***** Given records *****
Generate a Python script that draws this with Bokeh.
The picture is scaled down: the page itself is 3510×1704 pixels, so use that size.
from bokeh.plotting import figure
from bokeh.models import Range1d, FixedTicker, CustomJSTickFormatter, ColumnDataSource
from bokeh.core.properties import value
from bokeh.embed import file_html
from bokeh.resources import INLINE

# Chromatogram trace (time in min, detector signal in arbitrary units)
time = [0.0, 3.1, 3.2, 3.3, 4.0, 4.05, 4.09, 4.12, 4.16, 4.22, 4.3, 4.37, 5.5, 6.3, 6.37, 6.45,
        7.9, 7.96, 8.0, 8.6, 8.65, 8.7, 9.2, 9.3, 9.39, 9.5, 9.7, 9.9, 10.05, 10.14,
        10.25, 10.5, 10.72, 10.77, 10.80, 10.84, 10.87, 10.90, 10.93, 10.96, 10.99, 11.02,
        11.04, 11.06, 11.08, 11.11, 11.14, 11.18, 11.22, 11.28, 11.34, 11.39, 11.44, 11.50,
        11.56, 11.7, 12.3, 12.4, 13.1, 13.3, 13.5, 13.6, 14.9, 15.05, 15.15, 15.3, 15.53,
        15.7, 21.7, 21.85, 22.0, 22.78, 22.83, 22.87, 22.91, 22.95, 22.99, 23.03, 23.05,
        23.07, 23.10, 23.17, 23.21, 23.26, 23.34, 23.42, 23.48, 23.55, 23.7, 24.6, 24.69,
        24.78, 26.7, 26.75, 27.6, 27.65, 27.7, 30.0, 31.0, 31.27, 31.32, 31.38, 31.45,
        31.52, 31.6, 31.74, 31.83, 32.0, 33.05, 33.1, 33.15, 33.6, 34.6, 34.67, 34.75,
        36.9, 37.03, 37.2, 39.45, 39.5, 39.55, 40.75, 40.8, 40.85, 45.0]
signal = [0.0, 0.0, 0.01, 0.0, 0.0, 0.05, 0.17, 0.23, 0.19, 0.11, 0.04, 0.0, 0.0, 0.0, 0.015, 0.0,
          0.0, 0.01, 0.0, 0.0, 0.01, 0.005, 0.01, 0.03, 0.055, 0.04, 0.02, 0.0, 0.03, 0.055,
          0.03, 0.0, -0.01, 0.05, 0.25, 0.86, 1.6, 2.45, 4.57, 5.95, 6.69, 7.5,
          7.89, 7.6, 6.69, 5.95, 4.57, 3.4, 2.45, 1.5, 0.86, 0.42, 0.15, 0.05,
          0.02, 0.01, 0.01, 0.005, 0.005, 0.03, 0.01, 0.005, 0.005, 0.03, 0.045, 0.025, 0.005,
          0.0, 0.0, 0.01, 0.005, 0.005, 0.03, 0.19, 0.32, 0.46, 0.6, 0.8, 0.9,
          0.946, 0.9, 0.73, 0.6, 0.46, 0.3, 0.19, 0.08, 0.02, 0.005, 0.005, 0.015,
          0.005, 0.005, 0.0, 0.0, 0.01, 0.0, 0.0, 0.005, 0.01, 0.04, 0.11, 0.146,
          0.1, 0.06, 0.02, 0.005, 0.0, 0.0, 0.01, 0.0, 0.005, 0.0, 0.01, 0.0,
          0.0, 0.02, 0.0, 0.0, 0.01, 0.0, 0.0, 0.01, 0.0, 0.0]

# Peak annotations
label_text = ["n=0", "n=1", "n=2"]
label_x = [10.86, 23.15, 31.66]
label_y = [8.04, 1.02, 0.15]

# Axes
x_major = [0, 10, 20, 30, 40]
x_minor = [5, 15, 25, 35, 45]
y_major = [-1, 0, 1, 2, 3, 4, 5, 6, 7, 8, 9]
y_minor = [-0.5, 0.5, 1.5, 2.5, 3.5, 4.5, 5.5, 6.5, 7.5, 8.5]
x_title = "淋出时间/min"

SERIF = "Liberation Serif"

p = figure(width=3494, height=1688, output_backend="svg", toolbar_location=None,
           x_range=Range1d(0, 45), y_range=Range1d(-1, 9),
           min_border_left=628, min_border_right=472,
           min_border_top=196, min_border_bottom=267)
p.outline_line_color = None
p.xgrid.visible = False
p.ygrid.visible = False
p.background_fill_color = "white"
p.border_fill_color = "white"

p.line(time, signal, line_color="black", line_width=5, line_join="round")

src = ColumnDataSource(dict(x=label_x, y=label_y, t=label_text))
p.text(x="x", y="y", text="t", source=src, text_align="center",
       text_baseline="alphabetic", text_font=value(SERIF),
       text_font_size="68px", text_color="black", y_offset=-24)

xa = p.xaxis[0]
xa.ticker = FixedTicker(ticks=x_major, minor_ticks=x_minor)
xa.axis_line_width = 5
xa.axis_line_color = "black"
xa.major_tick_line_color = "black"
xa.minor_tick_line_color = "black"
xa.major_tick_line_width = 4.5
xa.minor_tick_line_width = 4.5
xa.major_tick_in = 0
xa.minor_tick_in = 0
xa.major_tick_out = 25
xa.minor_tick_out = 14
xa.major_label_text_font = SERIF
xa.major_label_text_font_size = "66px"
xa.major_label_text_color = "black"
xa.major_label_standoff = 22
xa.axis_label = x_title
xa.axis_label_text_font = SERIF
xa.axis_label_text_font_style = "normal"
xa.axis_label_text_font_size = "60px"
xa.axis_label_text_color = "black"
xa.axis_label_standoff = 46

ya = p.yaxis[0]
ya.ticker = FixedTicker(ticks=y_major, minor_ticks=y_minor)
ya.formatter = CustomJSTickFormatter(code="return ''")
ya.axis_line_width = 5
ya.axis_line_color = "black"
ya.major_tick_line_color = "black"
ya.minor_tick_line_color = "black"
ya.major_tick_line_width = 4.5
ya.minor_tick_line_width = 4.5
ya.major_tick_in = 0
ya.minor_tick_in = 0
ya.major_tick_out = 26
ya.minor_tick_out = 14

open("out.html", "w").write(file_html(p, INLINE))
*****
***** Given records *****
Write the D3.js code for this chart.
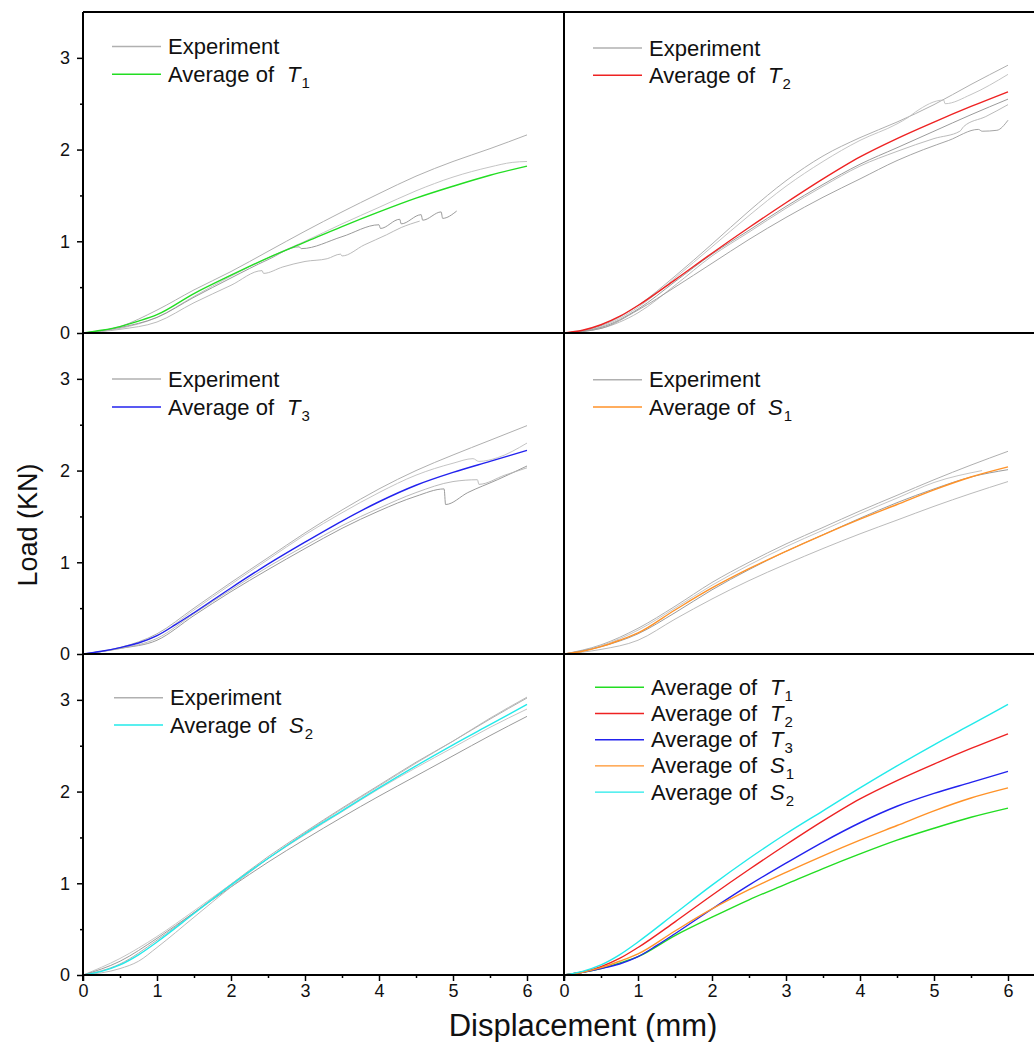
*****
***** Given records *****
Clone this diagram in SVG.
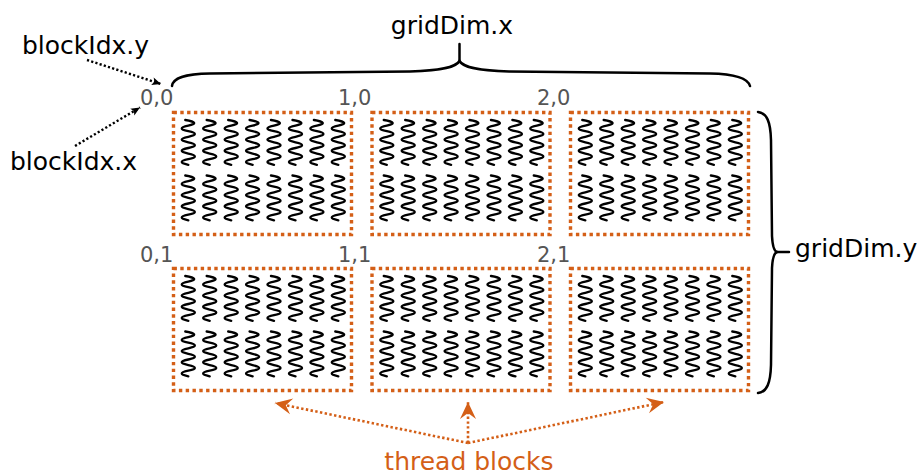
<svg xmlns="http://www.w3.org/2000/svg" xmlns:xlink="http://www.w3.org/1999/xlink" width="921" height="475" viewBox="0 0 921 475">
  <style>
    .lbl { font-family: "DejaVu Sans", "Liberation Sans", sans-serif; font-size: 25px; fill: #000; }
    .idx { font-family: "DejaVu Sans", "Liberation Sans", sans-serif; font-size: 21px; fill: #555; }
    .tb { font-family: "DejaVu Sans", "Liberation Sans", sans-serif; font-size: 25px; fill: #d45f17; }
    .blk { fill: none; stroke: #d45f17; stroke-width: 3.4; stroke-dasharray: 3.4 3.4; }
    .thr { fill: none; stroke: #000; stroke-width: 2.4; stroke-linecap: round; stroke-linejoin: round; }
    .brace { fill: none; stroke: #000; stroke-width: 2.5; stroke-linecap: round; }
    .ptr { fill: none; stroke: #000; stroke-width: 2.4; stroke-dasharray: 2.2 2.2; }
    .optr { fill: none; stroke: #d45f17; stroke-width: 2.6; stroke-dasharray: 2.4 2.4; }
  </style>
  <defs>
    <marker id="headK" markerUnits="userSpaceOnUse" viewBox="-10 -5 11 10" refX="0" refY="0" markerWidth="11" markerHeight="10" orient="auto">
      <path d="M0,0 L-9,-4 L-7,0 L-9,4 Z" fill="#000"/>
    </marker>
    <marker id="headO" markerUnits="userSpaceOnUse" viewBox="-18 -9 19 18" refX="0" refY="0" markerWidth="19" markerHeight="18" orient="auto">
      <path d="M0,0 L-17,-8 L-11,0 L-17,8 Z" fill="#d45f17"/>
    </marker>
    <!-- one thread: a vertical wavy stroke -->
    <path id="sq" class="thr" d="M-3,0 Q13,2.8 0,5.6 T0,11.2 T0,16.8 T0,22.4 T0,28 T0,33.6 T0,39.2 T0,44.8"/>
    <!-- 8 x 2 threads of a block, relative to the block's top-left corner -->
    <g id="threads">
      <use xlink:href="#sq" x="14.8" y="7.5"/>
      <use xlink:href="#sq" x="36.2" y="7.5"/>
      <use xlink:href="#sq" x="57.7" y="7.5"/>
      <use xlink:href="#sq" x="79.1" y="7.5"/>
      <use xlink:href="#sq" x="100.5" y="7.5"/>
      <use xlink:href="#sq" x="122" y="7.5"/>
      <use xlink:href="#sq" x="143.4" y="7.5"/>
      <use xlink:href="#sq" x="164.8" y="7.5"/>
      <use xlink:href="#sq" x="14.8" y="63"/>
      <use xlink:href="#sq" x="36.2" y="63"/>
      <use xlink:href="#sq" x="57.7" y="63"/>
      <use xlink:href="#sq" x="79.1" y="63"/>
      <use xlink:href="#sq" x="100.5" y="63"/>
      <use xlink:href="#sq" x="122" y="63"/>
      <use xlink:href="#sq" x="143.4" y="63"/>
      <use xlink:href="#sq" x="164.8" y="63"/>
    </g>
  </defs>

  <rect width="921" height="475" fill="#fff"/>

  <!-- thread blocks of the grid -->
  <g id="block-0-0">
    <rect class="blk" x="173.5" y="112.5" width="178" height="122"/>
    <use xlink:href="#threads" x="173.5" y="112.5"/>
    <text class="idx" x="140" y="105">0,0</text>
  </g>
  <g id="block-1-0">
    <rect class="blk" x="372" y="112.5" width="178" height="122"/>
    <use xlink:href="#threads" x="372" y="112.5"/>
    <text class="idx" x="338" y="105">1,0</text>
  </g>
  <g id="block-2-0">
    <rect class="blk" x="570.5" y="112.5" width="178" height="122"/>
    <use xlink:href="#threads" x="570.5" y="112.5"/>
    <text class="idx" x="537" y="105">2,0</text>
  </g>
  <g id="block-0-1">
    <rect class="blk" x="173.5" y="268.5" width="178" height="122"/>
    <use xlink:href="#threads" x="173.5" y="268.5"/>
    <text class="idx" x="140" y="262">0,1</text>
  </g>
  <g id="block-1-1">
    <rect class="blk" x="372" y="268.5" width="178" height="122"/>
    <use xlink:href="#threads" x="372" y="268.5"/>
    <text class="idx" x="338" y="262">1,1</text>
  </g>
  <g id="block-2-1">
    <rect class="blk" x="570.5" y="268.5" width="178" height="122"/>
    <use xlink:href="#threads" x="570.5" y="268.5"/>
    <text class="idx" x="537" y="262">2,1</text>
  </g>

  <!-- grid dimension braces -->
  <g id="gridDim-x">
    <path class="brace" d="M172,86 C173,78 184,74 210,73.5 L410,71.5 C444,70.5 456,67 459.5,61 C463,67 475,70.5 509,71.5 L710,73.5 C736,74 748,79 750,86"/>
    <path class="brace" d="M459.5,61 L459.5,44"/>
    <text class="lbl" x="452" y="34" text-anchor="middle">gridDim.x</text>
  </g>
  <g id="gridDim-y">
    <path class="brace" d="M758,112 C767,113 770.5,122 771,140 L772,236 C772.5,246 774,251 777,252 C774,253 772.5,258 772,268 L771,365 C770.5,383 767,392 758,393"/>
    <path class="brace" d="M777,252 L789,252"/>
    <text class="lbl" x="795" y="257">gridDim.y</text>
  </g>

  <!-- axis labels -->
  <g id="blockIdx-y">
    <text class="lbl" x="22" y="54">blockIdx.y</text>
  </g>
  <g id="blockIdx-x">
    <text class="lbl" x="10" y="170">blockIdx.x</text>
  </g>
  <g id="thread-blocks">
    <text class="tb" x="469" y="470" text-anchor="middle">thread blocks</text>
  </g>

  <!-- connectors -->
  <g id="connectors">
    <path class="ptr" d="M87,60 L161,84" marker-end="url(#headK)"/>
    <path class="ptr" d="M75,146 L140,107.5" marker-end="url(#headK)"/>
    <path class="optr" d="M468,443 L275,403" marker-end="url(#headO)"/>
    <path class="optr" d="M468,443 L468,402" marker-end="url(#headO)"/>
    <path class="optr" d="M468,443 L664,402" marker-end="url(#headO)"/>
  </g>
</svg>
*****
Task description: Check each line of the data above for the string "that" and report only how many lines have it.

Answer to the task: 2